I have previously written that Tibet is by no means the “Pure Land” that people imagine it to be. Tibet is just like any other place in the world, it is a place where people live. The only difference is that it has strong beliefs and is thus a place shining in maroon-red (the color of the monks’ robes). In history, there have existed two stereotypical attitudes towards Tibet: demonisation and sanctification. The result, however, has always been the same: Tibet and its people have been distorted.

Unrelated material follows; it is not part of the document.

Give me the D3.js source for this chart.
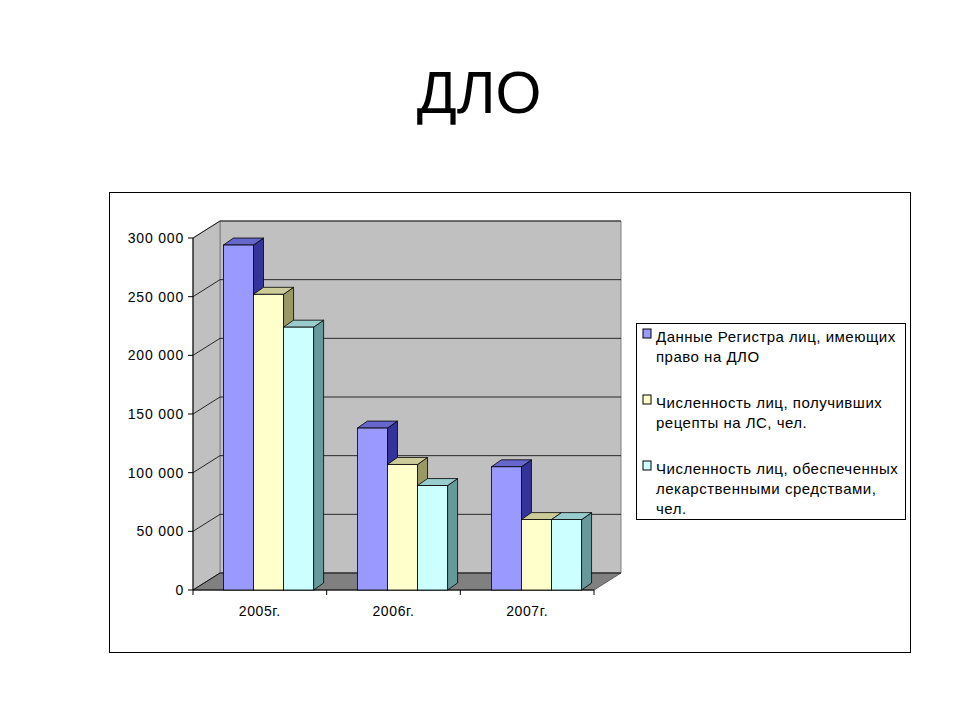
<!DOCTYPE html><html><head><meta charset="utf-8"><script src="https://cdn.jsdelivr.net/npm/d3@7"></script>
<style>body{margin:0;background:#fff}</style></head><body><svg id="c" width="960" height="720"></svg><script>
const categories=["2005г.","2006г.","2007г."];
const seriesNames=["Данные Регистра лиц, имеющих право на ДЛО","Численность лиц, получивших рецепты на ЛС, чел.","Численность лиц, обеспеченных лекарственными средствами, чел."];
const legendLines=[["Данные Регистра лиц, имеющих","право на ДЛО"],["Численность лиц, получивших","рецепты на ЛС, чел."],["Численность лиц, обеспеченных","лекарственными средствами,","чел."]];
const registry=[294000,138000,105000];
const prescribed=[252000,107000,60000];
const supplied=[224000,89000,60000];
const ticks=[0,50000,100000,150000,200000,250000,300000];
const colors=["#9999FF","#FFFFCC","#CCFFFF"];
const sideColors=["#333399","#999966","#669999"];
const topColors=["#6666CC","#CCCC99","#99CCCC"];
const series=[registry,prescribed,supplied];
(function(){
const svg=d3.select("#c");const F="Arial, Liberation Sans, sans-serif";
svg.append("text").attr("x",479).attr("y",113).attr("text-anchor","middle").attr("font-family",F).attr("font-size",59).text("ДЛО");
svg.append("rect").attr("x",109.5).attr("y",192.5).attr("width",801).attr("height",460).attr("fill","#fff").attr("stroke","#000");
const x0=193,x1=594,yb=590,dx=27,dy=-17;
const y=d3.scaleLinear().domain([0,300000]).range([yb,238]);
const x=d3.scaleBand().domain(categories).range([x0+9,x1+9]).paddingInner(0.327).paddingOuter(0.16);
const xs=d3.scaleBand().domain([0,1,2]).range([0,x.bandwidth()]);
const xl=d3.scaleBand().domain(categories).range([x0,x1]);
const wtop=y(300000)+dy;
svg.append("path").attr("d",`M${x0+dx},${wtop}L${x1+dx},${wtop}L${x1+dx},${yb+dy}L${x0+dx},${yb+dy}Z`).attr("fill","#C0C0C0").attr("stroke","#808080");
svg.append("path").attr("d",`M${x0},${y(300000)}L${x0+dx},${wtop}L${x0+dx},${yb+dy}L${x0},${yb}Z`).attr("fill","#C0C0C0").attr("stroke","#808080");
svg.append("path").attr("d",`M${x0},${yb}L${x0+dx},${yb+dy}L${x1+dx},${yb+dy}L${x1},${yb}Z`).attr("fill","#808080").attr("stroke","#606060");
ticks.forEach(t=>{const yy=y(t);
 svg.append("path").attr("d",`M${x0},${yy}L${x0+dx},${yy+dy}L${x1+dx},${yy+dy}`).attr("fill","none").attr("stroke","#000").attr("stroke-width",0.8);
 svg.append("line").attr("x1",x0-5).attr("x2",x0).attr("y1",yy).attr("y2",yy).attr("stroke","#000");
 svg.append("text").attr("x",x0-9).attr("y",yy+5).attr("text-anchor","end").attr("font-family",F).attr("font-size",14).attr("letter-spacing",0.8).text(d3.format(",")(t).replace(/,/g," "));});
svg.append("line").attr("x1",x0).attr("x2",x0).attr("y1",y(300000)).attr("y2",yb).attr("stroke","#000");
svg.append("line").attr("x1",x0).attr("x2",x1).attr("y1",yb).attr("y2",yb).attr("stroke","#000");
categories.forEach(c=>svg.append("line").attr("x1",xl(c)).attr("x2",xl(c)).attr("y1",yb).attr("y2",yb+5).attr("stroke","#000"));
svg.append("line").attr("x1",x1).attr("x2",x1).attr("y1",yb).attr("y2",yb+5).attr("stroke","#000");
categories.forEach(c=>svg.append("text").attr("x",xl(c)+xl.bandwidth()/2).attr("y",yb+26).attr("text-anchor","middle").attr("font-family",F).attr("font-size",14).attr("letter-spacing",0.6).text(c));
const bdx=10,bdy=-7;
categories.forEach((c,i)=>{series.forEach((s,k)=>{const bx=x(c)+xs(k),w=xs.bandwidth(),ty=y(s[i]);
 const g=svg.append("g").attr("stroke","#000").attr("stroke-width",0.8);
 g.append("path").attr("d",`M${bx+w},${ty}L${bx+w+bdx},${ty+bdy}L${bx+w+bdx},${yb+bdy}L${bx+w},${yb}Z`).attr("fill",sideColors[k]);
 g.append("path").attr("d",`M${bx},${ty}L${bx+bdx},${ty+bdy}L${bx+w+bdx},${ty+bdy}L${bx+w},${ty}Z`).attr("fill",topColors[k]);
 g.append("rect").attr("x",bx).attr("y",ty).attr("width",w).attr("height",yb-ty).attr("fill",colors[k]);});});
svg.append("rect").attr("x",636.5).attr("y",323.5).attr("width",269).attr("height",196).attr("fill","#fff").attr("stroke","#000");
const ly=[337,403,469];
legendLines.forEach((ls,k)=>{svg.append("rect").attr("x",643).attr("y",ly[k]-8).attr("width",8).attr("height",9).attr("fill",colors[k]).attr("stroke","#000");
 ls.forEach((l,j)=>svg.append("text").attr("x",656).attr("y",ly[k]+j*20+5).attr("font-family",F).attr("font-size",15).attr("letter-spacing",0.5).text(l));});
})();
</script></body></html>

Perhaps we should remind these Chinese scholars and ask them whether they approve of the CCP’s final conclusion with regards to the “Old Tibet”, describing it as “the most reactionary, the darkest, the most brutal, and the most barbaric” place. Also, we should ask them whether they admit that it is actually China that entertains “Orientalism” with regards to Tibet and that it is the kind of “Orientalism” that demonizes Tibet. Especially since they believed that in 2008, it was Western societies that dominated and influenced Tibet, why don’t they just stop and think for a moment; why would the “emancipated serfs” who have been living a “liberated” life for so many years rise up to protest and “liberate” themselves? How is it possible that on the vast Tibetan land, most of the numerous protesters who took to the streets or galloped out onto the grasslands, were in fact born after Tibetans had already been “liberated” by the CCP?
They just pat each other on the backs, praising that their criticism of the West reveals a certain kind of “rationality and intuitive knowledge”; but from the start to the very end, they never voiced a single critical sentence about their own country, their own society and system, which has long grown accustomed to demonizing Tibet. These people are scholars, not politicians; but of course, they are scholars of the state, so it is little surprising that they choose to stay blind.
Also, since they like the word “Orientalism” so much, they should remember the two quotes on the first page of Edward Said’s monumental book “Orientalism”. One comes from Karl Marx: “They cannot represent themselves, they must be represented”; and the second one comes from a British writer: “The East is a career”.